- _Exercise description_
Leave out the pictures, then reproduce the rest of the material exactly.

★ ★ ★ ★

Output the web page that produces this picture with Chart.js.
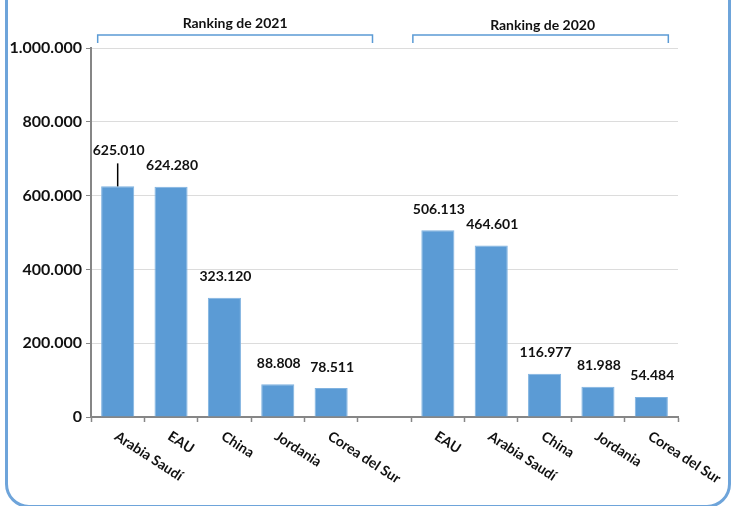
<!DOCTYPE html>
<html>
<head>
<meta charset="utf-8">
<script src="https://cdn.jsdelivr.net/npm/chart.js@4/dist/chart.umd.min.js"></script>
<style>
  body { margin: 0; background: #fff; }
  .wrap { position: relative; width: 734px; height: 506px; overflow: hidden; }
  .frame {
    position: absolute; left: 5px; top: -40px; width: 720px; height: 542px;
    border: 3px solid #6ea4da; border-radius: 24px; pointer-events: none;
  }
</style>
</head>
<body>
<div class="wrap">
  <canvas id="myChart" width="734" height="506"></canvas>
  <div class="frame"></div>
</div>
<script>
const paises = ['Arabia Saudí', 'EAU', 'China', 'Jordania', 'Corea del Sur', '',
                'EAU', 'Arabia Saudí', 'China', 'Jordania', 'Corea del Sur'];
const valores = [625010, 624280, 323120, 88808, 78511, null,
                 506113, 464601, 116977, 81988, 54484];
const grupos = ['Ranking de 2021', 'Ranking de 2020'];
const yTicks = [0, 200000, 400000, 600000, 800000, 1000000];

const fmt = v => String(v).replace(/\B(?=(\d{3})+(?!\d))/g, '.');
const FONT = 'Lato, "Open Sans", sans-serif';

const extras = {
  id: 'extras',
  afterDraw(chart) {
    const c = chart.ctx;
    const x = chart.scales.x;
    const meta = chart.getDatasetMeta(0);
    c.save();

    // etiquetas de valor
    c.fillStyle = '#111';
    c.font = 'bold 14px ' + FONT;
    c.textAlign = 'center';
    c.textBaseline = 'middle';
    meta.data.forEach((bar, i) => {
      if (valores[i] == null) return;
      if (i === 0) {
        // etiqueta desplazada con linea guia
        c.fillText(fmt(valores[i]), bar.x + 1, bar.y - 36);
        c.strokeStyle = '#000';
        c.lineWidth = 1.5;
        c.beginPath();
        c.moveTo(bar.x, bar.y - 23);
        c.lineTo(bar.x, bar.y);
        c.stroke();
      } else {
        c.fillText(fmt(valores[i]), bar.x + 1, bar.y - 21);
      }
    });

    // categorias giradas
    c.font = 'bold 14px ' + FONT;
    c.textAlign = 'left';
    c.textBaseline = 'top';
    const base = chart.chartArea.bottom;
    paises.forEach((p, i) => {
      if (!p) return;
      c.save();
      c.translate(x.getPixelForValue(i) + 2, base + 12);
      c.rotate(33 * Math.PI / 180);
      c.fillText(p, 0, 0);
      c.restore();
    });

    // llaves de grupo
    const spans = [
      [x.getPixelForValue(0) - 20, x.getPixelForValue(5) - 12],
      [x.getPixelForValue(6) - 25, x.getPixelForValue(10) + 17]
    ];
    c.strokeStyle = '#5b9bd5';
    c.lineWidth = 1.5;
    spans.forEach(([a, b], k) => {
      c.beginPath();
      c.moveTo(a, 43); c.lineTo(a, 35); c.lineTo(b, 35); c.lineTo(b, 43);
      c.stroke();
      c.fillStyle = '#111';
      c.font = 'bold 14px ' + FONT;
      c.textAlign = 'center';
      c.textBaseline = 'middle';
      c.fillText(grupos[k], (a + b) / 2 + k * 2, 23 + k * 2);
    });
    c.restore();
  }
};

new Chart(document.getElementById('myChart'), {
  type: 'bar',
  data: {
    labels: paises,
    datasets: [{
      data: valores,
      backgroundColor: '#5b9bd5',
      borderColor: '#7fb2e0',
      borderWidth: 1,
      barPercentage: 0.62,
      categoryPercentage: 1
    }]
  },
  options: {
    responsive: false,
    animation: false,
    layout: { padding: { left: 0, right: 56, top: 48, bottom: 84 } },
    plugins: { legend: { display: false }, tooltip: { enabled: false } },
    scales: {
      x: {
        afterFit: s => { s.height = 5; },
        ticks: { display: false },
        grid: { drawOnChartArea: false, tickLength: 5, tickColor: '#868686', tickWidth: 1.5 },
        border: { color: '#868686', width: 2 }
      },
      y: {
        min: 0, max: 1000000,
        afterFit: s => { s.width = 91; },
        afterBuildTicks: s => { s.ticks = yTicks.map(v => ({ value: v })); },
        ticks: {
          padding: 4,
          color: '#111',
          font: { family: FONT, size: 16, weight: 'bold' },
          callback: v => fmt(v)
        },
        grid: { color: '#dcdcdc', tickLength: 5, tickColor: '#868686' },
        border: { color: '#868686', width: 2 }
      }
    }
  },
  plugins: [extras]
});
</script>
</body>
</html>
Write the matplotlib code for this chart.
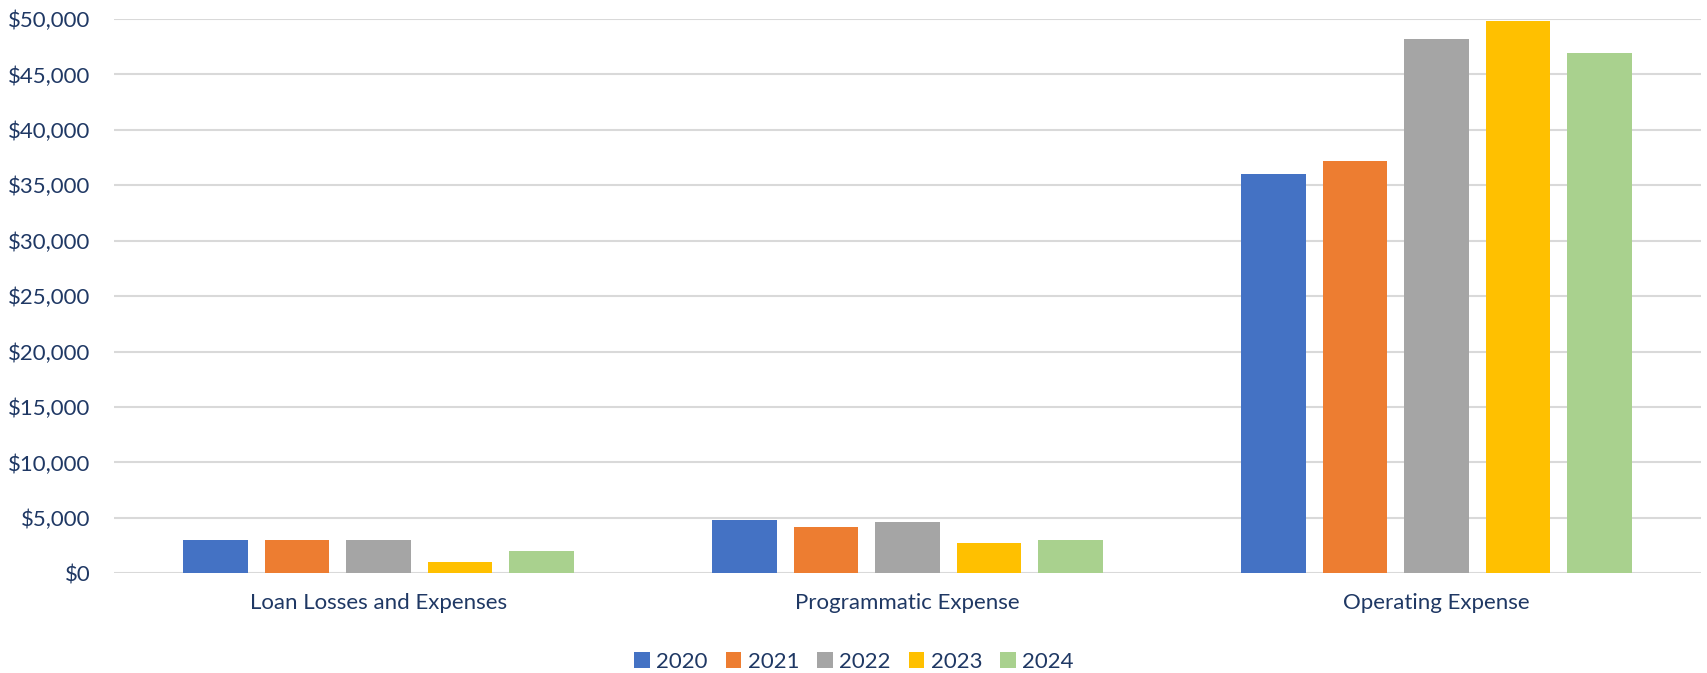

★ ★ ★ ★

- _Complete output_
Output the web page that produces this picture with Chart.js.
<!DOCTYPE html>
<html>
<head>
<meta charset="utf-8">
<script src="https://cdn.jsdelivr.net/npm/chart.js@4/dist/chart.umd.min.js"></script>
<style>
  body { margin: 0; background: #fff; }
  .wrap { position: relative; width: 734px; height: 506px; overflow: hidden; }
  .frame {
    position: absolute; left: 5px; top: -40px; width: 720px; height: 542px;
    border: 3px solid #6ea4da; border-radius: 24px; pointer-events: none;
  }
</style>
</head>
<body>
<div class="wrap">
  <canvas id="myChart" width="734" height="506"></canvas>
  <div class="frame"></div>
</div>
<script>
const paises = ['Arabia Saudí', 'EAU', 'China', 'Jordania', 'Corea del Sur', '',
                'EAU', 'Arabia Saudí', 'China', 'Jordania', 'Corea del Sur'];
const valores = [625010, 624280, 323120, 88808, 78511, null,
                 506113, 464601, 116977, 81988, 54484];
const grupos = ['Ranking de 2021', 'Ranking de 2020'];
const yTicks = [0, 200000, 400000, 600000, 800000, 1000000];

const fmt = v => String(v).replace(/\B(?=(\d{3})+(?!\d))/g, '.');
const FONT = 'Lato, "Open Sans", sans-serif';

const extras = {
  id: 'extras',
  afterDraw(chart) {
    const c = chart.ctx;
    const x = chart.scales.x;
    const meta = chart.getDatasetMeta(0);
    c.save();

    // etiquetas de valor
    c.fillStyle = '#111';
    c.font = 'bold 14px ' + FONT;
    c.textAlign = 'center';
    c.textBaseline = 'middle';
    meta.data.forEach((bar, i) => {
      if (valores[i] == null) return;
      if (i === 0) {
        // etiqueta desplazada con linea guia
        c.fillText(fmt(valores[i]), bar.x + 1, bar.y - 36);
        c.strokeStyle = '#000';
        c.lineWidth = 1.5;
        c.beginPath();
        c.moveTo(bar.x, bar.y - 23);
        c.lineTo(bar.x, bar.y);
        c.stroke();
      } else {
        c.fillText(fmt(valores[i]), bar.x + 1, bar.y - 21);
      }
    });

    // categorias giradas
    c.font = 'bold 14px ' + FONT;
    c.textAlign = 'left';
    c.textBaseline = 'top';
    const base = chart.chartArea.bottom;
    paises.forEach((p, i) => {
      if (!p) return;
      c.save();
      c.translate(x.getPixelForValue(i) + 2, base + 12);
      c.rotate(33 * Math.PI / 180);
      c.fillText(p, 0, 0);
      c.restore();
    });

    // llaves de grupo
    const spans = [
      [x.getPixelForValue(0) - 20, x.getPixelForValue(5) - 12],
      [x.getPixelForValue(6) - 25, x.getPixelForValue(10) + 17]
    ];
    c.strokeStyle = '#5b9bd5';
    c.lineWidth = 1.5;
    spans.forEach(([a, b], k) => {
      c.beginPath();
      c.moveTo(a, 43); c.lineTo(a, 35); c.lineTo(b, 35); c.lineTo(b, 43);
      c.stroke();
      c.fillStyle = '#111';
      c.font = 'bold 14px ' + FONT;
      c.textAlign = 'center';
      c.textBaseline = 'middle';
      c.fillText(grupos[k], (a + b) / 2 + k * 2, 23 + k * 2);
    });
    c.restore();
  }
};

new Chart(document.getElementById('myChart'), {
  type: 'bar',
  data: {
    labels: paises,
    datasets: [{
      data: valores,
      backgroundColor: '#5b9bd5',
      borderColor: '#7fb2e0',
      borderWidth: 1,
      barPercentage: 0.62,
      categoryPercentage: 1
    }]
  },
  options: {
    responsive: false,
    animation: false,
    layout: { padding: { left: 0, right: 56, top: 48, bottom: 84 } },
    plugins: { legend: { display: false }, tooltip: { enabled: false } },
    scales: {
      x: {
        afterFit: s => { s.height = 5; },
        ticks: { display: false },
        grid: { drawOnChartArea: false, tickLength: 5, tickColor: '#868686', tickWidth: 1.5 },
        border: { color: '#868686', width: 2 }
      },
      y: {
        min: 0, max: 1000000,
        afterFit: s => { s.width = 91; },
        afterBuildTicks: s => { s.ticks = yTicks.map(v => ({ value: v })); },
        ticks: {
          padding: 4,
          color: '#111',
          font: { family: FONT, size: 16, weight: 'bold' },
          callback: v => fmt(v)
        },
        grid: { color: '#dcdcdc', tickLength: 5, tickColor: '#868686' },
        border: { color: '#868686', width: 2 }
      }
    }
  },
  plugins: [extras]
});
</script>
</body>
</html>
Write the matplotlib code for this chart.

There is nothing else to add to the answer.